Do they really say this? They assume this just as Newtonian mechanics does. And like Newtonian mechanics give reasonable answers in the domains they describe. How would they change if there was a cutoff at some infinitesimal scale?
It is definitely far, far more than just what particles exist. The Standard Model describes how those particles interact with via the three forces other than gravity. The particles themselves are modeled using quantum fields and the properties of particles arise from operators on those fields. Those operators don't work unless the field is continuous.
The operators will have a spectrum which describes how the corresponding observable is quantized.

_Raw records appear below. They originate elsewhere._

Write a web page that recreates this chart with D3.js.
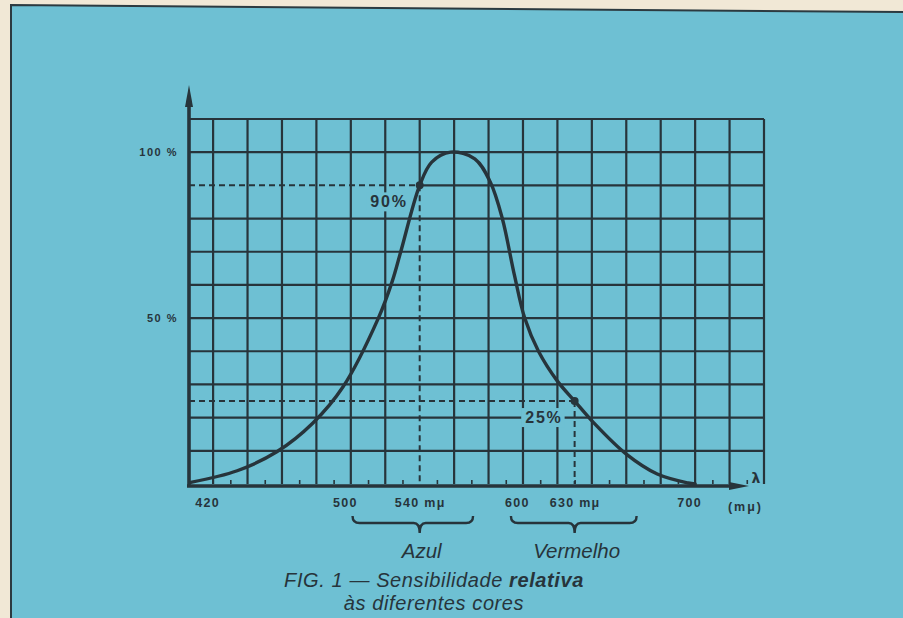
<!DOCTYPE html>
<html lang="pt">
<head>
    <meta charset="UTF-8">
    <title>Sensibilidade relativa às diferentes cores</title>
    <script src="https://d3js.org/d3.v7.min.js"></script>
    <style>
        body {
            margin: 0;
            background: #f1e8d6;
        }
        svg {
            display: block;
        }
    </style>
</head>
<body>
    <div id="chart"></div>

    <script>
        // Curve: wavelength (mμ) and relative sensitivity (%)
        const wavelengths = [407, 434, 457, 478, 495.5, 516, 524, 529, 540, 547, 558, 572, 581, 588, 595, 601, 609, 620, 630, 641, 660, 678, 696, 700];
        const sensitivity = [0.5, 4, 9.7, 18.4, 29.3, 50, 61, 70, 90, 97, 100, 98, 91, 80, 63, 50, 40, 31, 25, 18.5, 9, 3, 0.3, 0];

        // Grid paper lines
        const xGrid = [420, 440, 460, 480, 500, 520, 540, 560, 580, 600, 620, 640, 660, 680, 700, 720, 740];
        const yGrid = [10, 20, 30, 40, 50, 60, 70, 80, 90, 100, 110];
        const minorTicks = [430, 450, 470, 490, 510, 530, 550, 570, 590, 610, 630, 650, 670, 690, 710, 730];

        // Axis labels
        const xLabelValues = [420, 500, 540, 600, 630, 700];
        const xLabels = ["420", "500", "540 mμ", "600", "630 mμ", "700"];
        const yLabelValues = [100, 50];
        const yLabels = ["100 %", "50 %"];

        // Marked points with dashed guides
        const markerWavelengths = [540, 630];
        const markerValues = [90, 25];
        const markerLabels = ["90%", "25%"];

        // Colour bands under the axis
        const bandLabels = ["Azul", "Vermelho"];
        const bandCenters = [540, 630];
        const bandStarts = [501, 593];
        const bandEnds = [571, 666];

        const width = 903, height = 618;
        const ink = "#27343b";
        const paper = "#6ec0d3";

        const svg = d3.select("#chart")
            .append("svg")
            .attr("width", width)
            .attr("height", height);

        // blue card on cream page edge
        svg.append("path")
            .attr("d", "M11,5 L903,12 L903,618 L11,618 Z")
            .attr("fill", paper);
        svg.append("path")
            .attr("d", "M11,618 L11,5 L903,12")
            .attr("fill", "none")
            .attr("stroke", "#2c3a40")
            .attr("stroke-width", 2);

        const x = d3.scaleLinear().domain([406, 740]).range([189, 764]);
        const y = d3.scaleLinear().domain([0, 110]).range([484, 119]);
        const xMin = x.domain()[0], xMax = x.domain()[1];
        const yMax = y.domain()[1];

        // grid (the 90% row and 540 column turn into dashed guides near the point)
        svg.append("g")
            .selectAll("line")
            .data(yGrid)
            .join("line")
            .attr("x1", d => {
                const i = markerValues.indexOf(d);
                return i >= 0 && xGrid.includes(markerWavelengths[i]) ? x(markerWavelengths[i]) : x(xMin);
            })
            .attr("x2", x(xMax))
            .attr("y1", d => y(d))
            .attr("y2", d => y(d))
            .attr("stroke", ink)
            .attr("stroke-width", 2.2);

        svg.append("g")
            .selectAll("line")
            .data(xGrid)
            .join("line")
            .attr("x1", d => x(d))
            .attr("x2", d => x(d))
            .attr("y1", y(yMax))
            .attr("y2", d => {
                const i = markerWavelengths.indexOf(d);
                return i >= 0 && yGrid.includes(markerValues[i]) ? y(markerValues[i]) : y(0);
            })
            .attr("stroke", ink)
            .attr("stroke-width", 2.2);

        // minor ticks on the wavelength axis
        const minorAxis = svg.append("g")
            .attr("transform", `translate(0,${y(0)})`)
            .call(d3.axisBottom(x).tickValues(minorTicks).tickSize(-4).tickFormat(""));
        minorAxis.select(".domain").remove();
        minorAxis.selectAll("line").attr("stroke", ink).attr("stroke-width", 1.6);

        // dashed guides
        markerWavelengths.forEach((wl, i) => {
            const guide = svg.append("g")
                .attr("stroke", ink)
                .attr("stroke-width", 2)
                .attr("stroke-dasharray", "6,4");
            guide.append("line")
                .attr("x1", x(xMin)).attr("x2", x(wl))
                .attr("y1", y(markerValues[i])).attr("y2", y(markerValues[i]));
            guide.append("line")
                .attr("x1", x(wl)).attr("x2", x(wl))
                .attr("y1", y(markerValues[i])).attr("y2", y(0));
        });

        // axes with arrows
        svg.append("line")
            .attr("x1", x(xMin)).attr("x2", x(xMin))
            .attr("y1", y(0) + 2).attr("y2", 100)
            .attr("stroke", ink).attr("stroke-width", 3.6);
        svg.append("path")
            .attr("d", `M${x(xMin)},85 L${x(xMin) + 4},107 L${x(xMin) - 4},107 Z`)
            .attr("fill", ink);

        svg.append("line")
            .attr("x1", x(xMin) - 2).attr("x2", 735)
            .attr("y1", y(0) + 2).attr("y2", y(0) + 2)
            .attr("stroke", ink).attr("stroke-width", 3.6);
        svg.append("path")
            .attr("d", `M749,${y(0) + 2} L729,${y(0) - 2} L729,${y(0) + 6} Z`)
            .attr("fill", ink);

        svg.append("text")
            .attr("x", 756).attr("y", y(0) - 1)
            .attr("text-anchor", "middle")
            .style("font-family", "'DejaVu Sans', sans-serif")
            .style("font-weight", "bold")
            .style("font-size", "14px")
            .attr("fill", ink)
            .text("λ");

        // sensitivity curve
        const line = d3.line()
            .x(d => x(d[0]))
            .y(d => y(d[1]))
            .curve(d3.curveCatmullRom.alpha(0.5));

        svg.append("path")
            .datum(wavelengths.map((w, i) => [w, sensitivity[i]]))
            .attr("d", line)
            .attr("fill", "none")
            .attr("stroke", ink)
            .attr("stroke-width", 3.4)
            .attr("stroke-linecap", "round");

        svg.append("g")
            .selectAll("circle")
            .data(markerWavelengths)
            .join("circle")
            .attr("cx", d => x(d))
            .attr("cy", (d, i) => y(markerValues[i]))
            .attr("r", 4)
            .attr("fill", ink);

        // point labels, with a patch of paper behind them like the original
        markerLabels.forEach((label, i) => {
            const g = svg.append("g");
            const t = g.append("text")
                .attr("x", x(markerWavelengths[i]) - 12)
                .attr("y", y(markerValues[i]) + 22)
                .attr("text-anchor", "end")
                .style("font-family", "'Liberation Sans', Arial, sans-serif")
                .style("font-weight", "bold")
                .style("font-size", "16px")
                .style("letter-spacing", "1.8px")
                .attr("fill", ink)
                .text(label);
            const b = t.node().getBBox();
            g.insert("rect", "text")
                .attr("x", b.x - 4).attr("y", b.y - 1)
                .attr("width", b.width + 6).attr("height", b.height + 2)
                .attr("fill", paper);
        });

        // y labels
        svg.append("g")
            .selectAll("text")
            .data(yLabelValues)
            .join("text")
            .attr("x", 178)
            .attr("y", d => y(d) + 4)
            .attr("text-anchor", "end")
            .style("font-family", "'Liberation Sans', Arial, sans-serif")
            .style("font-weight", "bold")
            .style("font-size", "11px")
            .style("letter-spacing", "1.5px")
            .attr("fill", ink)
            .text((d, i) => yLabels[i]);

        // x labels
        const labelAxis = svg.append("g")
            .attr("transform", `translate(0,${y(0)})`)
            .call(d3.axisBottom(x).tickValues(xLabelValues).tickSize(0).tickPadding(14)
                .tickFormat((d, i) => xLabels[i]));
        labelAxis.select(".domain").remove();
        labelAxis.selectAll("text")
            .attr("dx", (d, i) => xLabels[i].includes("mμ") ? 0 : -6)
            .style("font-family", "'Liberation Sans', Arial, sans-serif")
            .style("font-weight", "bold")
            .style("font-size", "12.5px")
            .style("letter-spacing", "1.3px")
            .attr("fill", ink);

        svg.append("text")
            .attr("x", x(xMax) - 1).attr("y", 511)
            .attr("text-anchor", "end")
            .style("font-family", "'Liberation Sans', Arial, sans-serif")
            .style("font-weight", "bold")
            .style("font-size", "12.5px")
            .style("letter-spacing", "2px")
            .attr("fill", ink)
            .text("(mμ)");

        // braces under the axis
        const braceTop = 516;
        bandLabels.forEach((label, i) => {
            const x0 = x(bandStarts[i]), x1 = x(bandEnds[i]), xc = x(bandCenters[i]);
            const yb = braceTop + 7;
            const path = d3.path();
            path.moveTo(x0, braceTop);
            path.quadraticCurveTo(x0, yb, x0 + 7, yb);
            path.lineTo(xc - 6, yb);
            path.quadraticCurveTo(xc, yb, xc, braceTop + 17);
            path.quadraticCurveTo(xc, yb, xc + 6, yb);
            path.lineTo(x1 - 7, yb);
            path.quadraticCurveTo(x1, yb, x1, braceTop);
            svg.append("path")
                .attr("d", path.toString())
                .attr("fill", "none")
                .attr("stroke", ink)
                .attr("stroke-width", 2.4);

            svg.append("text")
                .attr("x", xc + 2).attr("y", 558)
                .attr("text-anchor", "middle")
                .style("font-family", "'Liberation Sans', Arial, sans-serif")
                .style("font-style", "italic")
                .style("font-size", "20.5px")
                .attr("fill", ink)
                .text(label);
        });

        // caption
        const caption = svg.append("text")
            .attr("text-anchor", "middle")
            .style("font-family", "'Liberation Sans', Arial, sans-serif")
            .style("font-style", "italic")
            .style("font-size", "20px")
            .style("letter-spacing", "0.6px")
            .attr("fill", ink);
        const line1 = caption.append("tspan").attr("x", 434).attr("y", 587);
        line1.append("tspan").text("FIG. 1 — Sensibilidade ");
        line1.append("tspan").style("font-weight", "bold").text("relativa");
        caption.append("tspan").attr("x", 434).attr("y", 610).text("às diferentes cores");
    </script>
</body>
</html>
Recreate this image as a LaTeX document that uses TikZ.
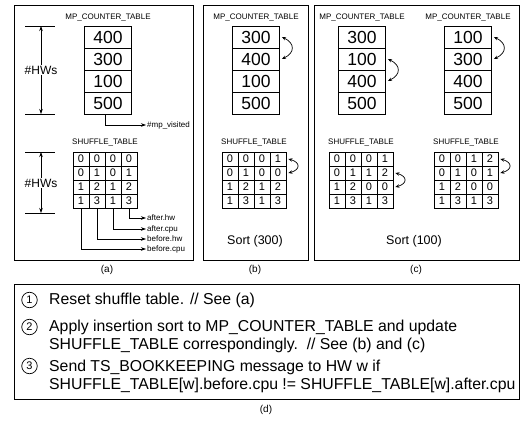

That's not really ELI5, but remember learning derivatives in calculus? Just like you can't take the derivative of a function which isn't continuous, you can't use the Standard Model if spacetime isn't continuous.
I simply can't make heads nor tails of the parent comment. It was probably downvoted because people think it is nonsensical. Here is my explanation:
1. What does it mean to be "discrete on a macroscopic level"? (If a universe were discrete, would it not be discrete at any scale? When we use the term "discrete", are we talking about state space, or discrete spacetime, or what?)
2. What does it mean for a universe to "inherently [be] a natural number"? (Universes are not numbers, right? Is some sort of claim that the universe's state space is finite?)
3. What does have to do with whether a universe was "intelligently created"? (How can it possibly make sense that "intelligent creation" is an alternative to a discrete universe? The claims seem entirely unrelated.)
The "explanation" comment doesn't attempt to explain anything so I'm not sure why you call it an explanation. (Well, perhaps it explains that a conditional with a false antecedent is logically true, but most people here already know that, so pointing it out is not a great way to contribute to the discussion.)